望潮亭通信

無常なる世界を見るは楽しかり

明るいニュース

 「暗いニュースばかりで気が滅入る。明るいニュースがもっと欲しい」との声は、社会的な混乱や事件が続いた時などに多く現れる。それに応えてマスコミは、子供らの健気な行いや人々の善行を探し出して伝えたり、きれいに咲いた花々や可愛い動物の姿を紹介したりする。

 何が暗く何が明るいかの判断は主観による。マスコミが明るいニュースとして報じるものは、善行や助け合い、健気さ、前向き、なごむ行為、可愛い、きれいなどに関わるもので、人々の肯定的な気分を高める役割を負わされるが、メインのニュースとしては扱われず、視聴者や読者の気分転換のための話題提供にとどまる。

 ニュースは事実を伝えるものだが、事実だけを伝えるとは言い切れない。テレビのニュースや報道番組では、伝える側の価値判断に基づく様々な演出が施され、暗く伝えたり明るく伝えたりする。新聞や雑誌などでもニュースの扱いに伝える側の価値判断がまぶされ、出来事の事実とともに解釈まで受け入れるように導かれる。

 事実と、紛れ込んだ発信側の解釈を判別することがニュースの受け手に必要なのだが、情報リテラシーが乏しい人ならマスコミが報じるままにニュースを受け取り、情緒にも影響を受け、暗い明るいなどと誘導された印象を持つだろう。

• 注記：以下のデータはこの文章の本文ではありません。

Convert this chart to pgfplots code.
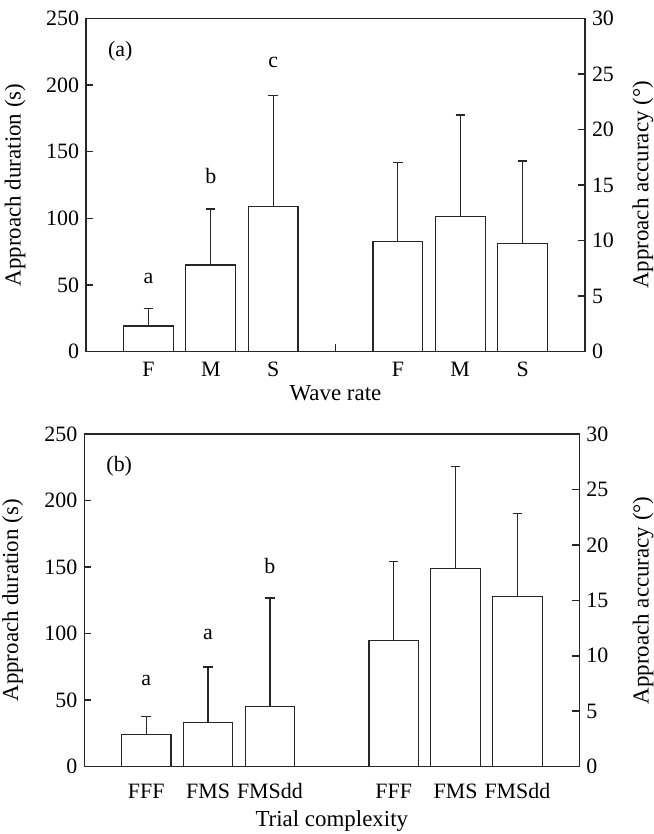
\documentclass[border=0pt]{standalone}
\usepackage{fontspec}
\setmainfont{Liberation Serif}
\usepackage{pgfplots}
\pgfplotsset{compat=1.18}

\pgfplotsset{
  panel/.style={
    scale only axis, anchor=south west,
    xmin=0, xmax=8,
    tick align=inside, major tick length=3.5bp,
    axis line style={black!85, line width=0.75bp},
    tick style={black!85, line width=0.75bp},
    /pgf/number format/assume math mode=true,
    tick label style={font=\fontsize{11}{12}\selectfont},
    label style={font=\fontsize{11.5}{13}\selectfont},
  },
  durbar/.style={
    ybar, bar width=0.8, fill=white, draw=black!85, line width=0.6bp,
    error bars/.cd, y dir=plus, y explicit,
    error bar style={line width=0.6bp, black!85},
    error mark options={rotate=90, mark size=2.35bp, line width=0.6bp, black!85},
  },
}

\begin{document}
\begin{tikzpicture}[font=\fontsize{11}{13}\selectfont]
\useasboundingbox (0,0) rectangle (327bp,417bp);

% ---------- panel (a) ----------
\begin{axis}[panel,
  at={(43bp,241.15bp)}, width=249.5bp, height=166.7bp,
  ymin=0, ymax=250, ytick={0,50,...,250}, ytick pos=left,
  xtick={1,2,3,5,6,7}, xticklabels={F,M,S,F,M,S},
  xtick style={draw=none},
  xticklabel style={yshift=-1.8bp},
  xlabel={Wave rate},
  xlabel style={at={(axis description cs:0.5,0)}, anchor=center, yshift=-20.8bp},
  ylabel={Approach duration (s)},
  ylabel style={at={(axis description cs:-0.142,0.5)}, anchor=center},
]
\addplot[durbar] coordinates {(1,19.25) +- (0,13.25) (2,65) +- (0,42) (3,108.75) +- (0,83.25)};
\draw[black!85, line width=0.75bp] (axis cs:4,0) -- ++(0,3.8bp);
\node at (axis cs:0.55,225) {(a)};
\node at (axis cs:1,55) {a};
\node at (axis cs:2,132) {b};
\node at (axis cs:3,217) {c};
\end{axis}
\begin{axis}[panel,
  at={(43bp,241.15bp)}, width=249.5bp, height=166.7bp,
  ymin=0, ymax=30, ytick={0,5,...,30},
  hide x axis, axis y line*=right,
  ylabel={Approach accuracy (°)},
  ylabel style={at={(axis description cs:1.116,0.5)}, anchor=center},
]
\addplot[durbar] coordinates {(5,9.9) +- (0,7.14) (6,12.15) +- (0,9.15) (7,9.75) +- (0,7.41)};
\end{axis}

% ---------- panel (b) ----------
\begin{axis}[panel,
  at={(42.15bp,33.65bp)}, width=247.5bp, height=166.35bp,
  ymin=0, ymax=250, ytick={0,50,...,250}, ytick pos=left,
  xtick={1,2,3,5,6,7}, xticklabels={FFF,FMS,FMSdd,FFF,FMS,FMSdd},
  xtick style={draw=none},
  xticklabel style={yshift=-5bp},
  xlabel={Trial complexity},
  xlabel style={at={(axis description cs:0.5,0)}, anchor=center, yshift=-27bp},
  ylabel={Approach duration (s)},
  ylabel style={at={(axis description cs:-0.145,0.5)}, anchor=center},
]
\addplot[durbar] coordinates {(1,24.3) +- (0,13.5) (2,33.1) +- (0,41.8) (3,45.1) +- (0,81.7)};
\node at (axis cs:0.565,225.5) {(b)};
\node at (axis cs:1,65) {a};
\node at (axis cs:2,99.5) {a};
\node at (axis cs:3,151) {b};
\end{axis}
\begin{axis}[panel,
  at={(42.15bp,33.65bp)}, width=247.5bp, height=166.35bp,
  ymin=0, ymax=30, ytick={0,5,...,30},
  hide x axis, axis y line*=right,
  ylabel={Approach accuracy (°)},
  ylabel style={at={(axis description cs:1.129,0.5)}, anchor=center},
]
\addplot[durbar] coordinates {(5,11.4) +- (0,7.1) (6,17.85) +- (0,9.25) (7,15.33) +- (0,7.47)};
\end{axis}
\end{tikzpicture}
\end{document}
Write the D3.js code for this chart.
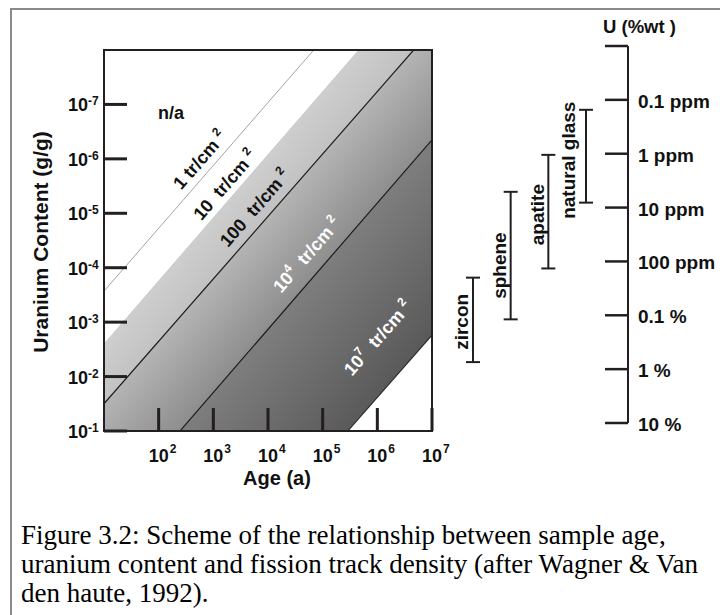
<!DOCTYPE html>
<html>
<head>
<meta charset="utf-8">
<script src="https://cdn.jsdelivr.net/npm/d3@7"></script>
<style>
  html, body { margin: 0; padding: 0; background: #fff; }
  svg { display: block; }
  text { white-space: pre; }
</style>
</head>
<body>
<svg id="chart" width="720" height="615"></svg>
<script>
// ---- data -------------------------------------------------------------
// Decades shown on the age (x) and uranium content (y) axes
const ageExponents = [2, 3, 4, 5, 6, 7];
const uraniumExponents = [-7, -6, -5, -4, -3, -2, -1];

// Iso track-density lines, each given by two points (age in a, U in g/g)
const densityLabels = ["1", "10", "100", "10^4", "10^7"];
const lineAges = [[10, 10 ** 4.836], [10, 10 ** 5.66], [10, 10 ** 6.665], [10 ** 2.39, 1e7], [10 ** 5.46, 1e7]];
const lineUranium = [[10 ** -3.57, 1e-8], [10 ** -2.60, 1e-8], [10 ** -1.50, 1e-8], [1e-1, 10 ** -6.35], [1e-1, 10 ** -2.76]];
// Centre of each density label (age, U)
const labelAges = [10 ** 2.756, 10 ** 3.213, 10 ** 3.762, 10 ** 4.713, 10 ** 6.012];
const labelUranium = [10 ** -5.979, 10 ** -5.520, 10 ** -5.097, 10 ** -4.234, 10 ** -2.709];

// Concentration scale on the right (g/g and its label)
const concValues = [1e-8, 1e-7, 1e-6, 1e-5, 1e-4, 1e-3, 1e-2, 1e-1];
const concLabels = ["", "0.1 ppm", "1 ppm", "10 ppm", "100 ppm", "0.1 %", "1 %", "10 %"];

// Typical uranium content ranges of datable materials (g/g)
const minerals = ["zircon", "sphene", "apatite", "natural glass"];
const mineralLow = [2.0e-4, 5.1e-6, 1.05e-6, 1.53e-7];
const mineralHigh = [7.4e-3, 1.19e-3, 1.35e-4, 8.1e-6];

const captionLines = [
  "Figure 3.2: Scheme of the relationship between sample age,",
  "uranium content and fission track density (after Wagner & Van",
  "den haute, 1992)."
];

// ---- layout & style ---------------------------------------------------
const sans = "'Liberation Sans', Arial, Helvetica, sans-serif";
const serif = "'Liberation Serif', 'Times New Roman', serif";
const ink = "#231f20";
const plot = { left: 104, top: 50, right: 432, bottom: 431 };

const svg = d3.select("#chart");

const x = d3.scaleLog().domain([10, 1e7]).range([plot.left, plot.right]);
const y = d3.scaleLog().domain([1e-8, 1e-1]).range([plot.top, plot.bottom]);
const yR = d3.scaleLog().domain([1e-8, 1e-1]).range([46, 423]);

// page frame
svg.append("path")
  .attr("d", "M11,615V9H720")
  .attr("fill", "none").attr("stroke", "#8a8a8a").attr("stroke-width", 2);

const defs = svg.append("defs");
defs.append("clipPath").attr("id", "plotClip")
  .append("rect")
  .attr("x", plot.left).attr("y", plot.top)
  .attr("width", plot.right - plot.left).attr("height", plot.bottom - plot.top);

// iso-density line functions in log space
const lines = densityLabels.map((lab, i) => {
  const [t1, t2] = lineAges[i];
  const [u1, u2] = lineUranium[i];
  const b = (Math.log10(u2) - Math.log10(u1)) / (Math.log10(t2) - Math.log10(t1));
  const uAt = t => Math.pow(10, Math.log10(u1) + b * (Math.log10(t) - Math.log10(t1)));
  const pt = t => [x(t), y(uAt(t))];
  return { lab, uAt, pt };
});

const ext = [1, 1e8];
const bandStyles = [
  null,
  ["#cecece", "#c2c2c2"],
  ["#b4b4b4", "#8e8e8e"],
  ["#7e7e7e", "#5a5a5a"]
];

const cross = (a, b) => a[0] * b[1] - a[1] * b[0];
const gBands = svg.append("g").attr("clip-path", "url(#plotClip)");

bandStyles.forEach((cols, i) => {
  if (!cols) return;
  const A = lines[i], B = lines[i + 1];
  const a0 = A.pt(ext[0]), a1 = A.pt(ext[1]);
  const b0 = B.pt(ext[0]), b1 = B.pt(ext[1]);
  // gradient across the band, perpendicular to its edges
  const p = A.pt(1e4);
  const dLen = Math.hypot(a1[0] - a0[0], a1[1] - a0[1]);
  const d = [(a1[0] - a0[0]) / dLen, (a1[1] - a0[1]) / dLen];
  const n = [-d[1], d[0]];
  const dB = [b1[0] - b0[0], b1[1] - b0[1]];
  const s = cross([b0[0] - p[0], b0[1] - p[1]], dB) / cross(n, dB);
  const gid = "band" + i;
  const grad = defs.append("linearGradient").attr("id", gid)
    .attr("gradientUnits", "userSpaceOnUse")
    .attr("x1", p[0]).attr("y1", p[1])
    .attr("x2", p[0] + s * n[0]).attr("y2", p[1] + s * n[1]);
  grad.append("stop").attr("offset", 0).attr("stop-color", cols[0]);
  grad.append("stop").attr("offset", 1).attr("stop-color", cols[1]);
  gBands.append("path")
    .attr("d", d3.line()([a0, a1, b1, b0]) + "Z")
    .attr("fill", `url(#${gid})`);
});

const lineStyles = [
  { stroke: "#8c8c8c", w: 0.8 },
  { stroke: "#b8b8b8", w: 0.5 },
  { stroke: "#1a1a1a", w: 1.2 },
  { stroke: "#1a1a1a", w: 1.2 },
  { stroke: "#2a2a2a", w: 1.1 }
];
lines.forEach((L, i) => {
  gBands.append("path")
    .attr("d", d3.line()([L.pt(ext[0]), L.pt(ext[1])]))
    .attr("fill", "none")
    .attr("stroke", lineStyles[i].stroke)
    .attr("stroke-width", lineStyles[i].w);
});

// density labels along the lines
lines.forEach((L, i) => {
  const p0 = L.pt(10), p1 = L.pt(1e7);
  const ang = Math.atan2(p1[1] - p0[1], p1[0] - p0[0]) * 180 / Math.PI;
  const cx = x(labelAges[i]), cy = y(labelUranium[i]);
  const t = svg.append("text")
    .attr("transform", `translate(${cx},${cy}) rotate(${ang})`)
    .attr("y", 6)
    .attr("text-anchor", "middle")
    .attr("font-family", sans).attr("font-weight", "bold").attr("font-size", 18)
    .attr("fill", i >= 3 ? "#ffffff" : "#111");
  const [base, exp] = L.lab.split("^");
  t.append("tspan").text(base);
  if (exp) {
    t.append("tspan").attr("font-size", 12).attr("dy", -8).text(exp);
    t.append("tspan").attr("dy", 8).text("  tr/cm ");
  } else {
    t.append("tspan").text(base.length > 1 ? "  tr/cm " : " tr/cm ");
  }
  t.append("tspan").attr("font-size", 12).attr("dy", -8).text("2");
});

// n/a region label
svg.append("text")
  .attr("x", x(10 ** 1.99)).attr("y", y(10 ** -6.74))
  .attr("font-family", sans).attr("font-weight", "bold").attr("font-size", 18)
  .attr("fill", "#111").text("n/a");

// plot frame
svg.append("rect")
  .attr("x", plot.left).attr("y", plot.top)
  .attr("width", plot.right - plot.left).attr("height", plot.bottom - plot.top)
  .attr("fill", "none").attr("stroke", ink).attr("stroke-width", 2);

// y axis ticks and labels
const gy = svg.append("g");
uraniumExponents.forEach(e => {
  const yy = y(Math.pow(10, e));
  gy.append("line").attr("x1", plot.left).attr("x2", plot.left + 23)
    .attr("y1", yy).attr("y2", yy).attr("stroke", ink).attr("stroke-width", 3);
  gy.append("text").attr("x", 88).attr("y", yy + 7).attr("text-anchor", "end")
    .attr("font-family", sans).attr("font-weight", "bold").attr("font-size", 18)
    .attr("fill", "#111").text("10");
  gy.append("text").attr("x", 88).attr("y", yy + 1)
    .attr("font-family", sans).attr("font-weight", "bold").attr("font-size", 12)
    .attr("fill", "#111").text("-" + Math.abs(e));
});

// x axis ticks and labels
const gx = svg.append("g");
ageExponents.forEach(e => {
  const xx = x(Math.pow(10, e));
  gx.append("line").attr("x1", xx).attr("x2", xx)
    .attr("y1", plot.bottom).attr("y2", plot.bottom - 23)
    .attr("stroke", ink).attr("stroke-width", 3);
  gx.append("text").attr("x", xx).attr("y", 462).attr("text-anchor", "middle")
    .attr("font-family", sans).attr("font-weight", "bold").attr("font-size", 18)
    .attr("fill", "#111").text("10");
  gx.append("text").attr("x", xx + 11).attr("y", 453)
    .attr("font-family", sans).attr("font-weight", "bold").attr("font-size", 12)
    .attr("fill", "#111").text(String(e));
});

// axis titles
svg.append("text")
  .attr("x", 277).attr("y", 485)
  .attr("text-anchor", "middle")
  .attr("font-family", sans).attr("font-weight", "bold").attr("font-size", 20)
  .attr("fill", "#111").text("Age (a)");
svg.append("text")
  .attr("transform", `translate(48,242) rotate(-90)`)
  .attr("text-anchor", "middle")
  .attr("font-family", sans).attr("font-weight", "bold").attr("font-size", 21)
  .attr("fill", "#111").text("Uranium Content (g/g)");

// right concentration axis
const axisX = 628;
const gr = svg.append("g");
gr.append("line").attr("x1", axisX).attr("x2", axisX)
  .attr("y1", yR(concValues[0])).attr("y2", yR(concValues[concValues.length - 1]))
  .attr("stroke", ink).attr("stroke-width", 2);
concValues.forEach((v, i) => {
  const yy = yR(v);
  gr.append("line").attr("x1", axisX - 23).attr("x2", axisX)
    .attr("y1", yy).attr("y2", yy).attr("stroke", ink).attr("stroke-width", 2.5);
  if (concLabels[i]) {
    gr.append("text").attr("x", 638).attr("y", yy + 8)
      .attr("font-family", sans).attr("font-weight", "bold").attr("font-size", 19)
      .attr("fill", "#111").text(concLabels[i]);
  }
});
svg.append("text").attr("x", 603).attr("y", 33)
  .attr("font-family", sans).attr("font-weight", "bold").attr("font-size", 18.5)
  .attr("fill", "#111").text("U (%wt )");

// mineral uranium ranges
const mx = d3.scalePoint().domain(minerals).range([473, 586]);
const labelNudge = { "zircon": [-5, 2], "sphene": [-5, 10], "apatite": [-4, 3], "natural glass": [-11, 4] };
minerals.forEach((m, i) => {
  const bx = mx(m), y0 = yR(mineralLow[i]), y1 = yR(mineralHigh[i]);
  const g = svg.append("g").attr("stroke", ink).attr("stroke-width", 2);
  g.append("line").attr("x1", bx).attr("x2", bx).attr("y1", y0).attr("y2", y1);
  g.append("line").attr("x1", bx - 7).attr("x2", bx + 7).attr("y1", y0).attr("y2", y0);
  g.append("line").attr("x1", bx - 7).attr("x2", bx + 7).attr("y1", y1).attr("y2", y1);
  const [nx, ny] = labelNudge[m];
  svg.append("text")
    .attr("transform", `translate(${bx + nx},${(y0 + y1) / 2 + ny}) rotate(-90)`)
    .attr("text-anchor", "middle")
    .attr("font-family", sans).attr("font-weight", "bold").attr("font-size", 19)
    .attr("fill", "#111").text(m);
});

// caption
svg.append("g").selectAll("text").data(captionLines).join("text")
  .attr("x", 21).attr("y", (d, i) => 544 + i * 29)
  .attr("font-family", serif).attr("font-size", 27)
  .attr("fill", "#000").text(d => d);
</script>
</body>
</html>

ニュースに付随する様々な演出や解釈を見分けることができれば、暗い明るいなどの情緒と事実を分けて見ることができる。

 多数の犠牲者が出た出来事をマスコミは暗いトーンで報じ、人は暗い印象に包まれ、たまらなくなって「明るいニュースがもっと欲しい」などと悲鳴に似た声を発する。そうした声を紹介してマスコミは、明るいニュースを提供する。これはマッチポンプの構図でもある。

 ニュースは事実だけを伝えればいいと考えるなら、事実には暗いも明るいもなく、様々な演出や解釈は全く余計なものだと見えてくる。ニュースを暗い明るいで判断している人は、情緒を優先して事実認識を軽んじていることを自覚していない。事実を事実として受け止める人が少ないから日本ではニュースに情緒が紛れ込む。

 明るいニュースが強調される社会はある。例えば、独裁体制では体制賛美や愛国主義を鼓舞するため、人々の前向きで「正しい」言動を讃えることがニュースになったりする。ニュースに明るさを求め過ぎると、ニュースの送り手側が判断した明るいニュースが増え、やがて、人々の批判能力が劣化し、批判精神が鈍化していくかもしれない。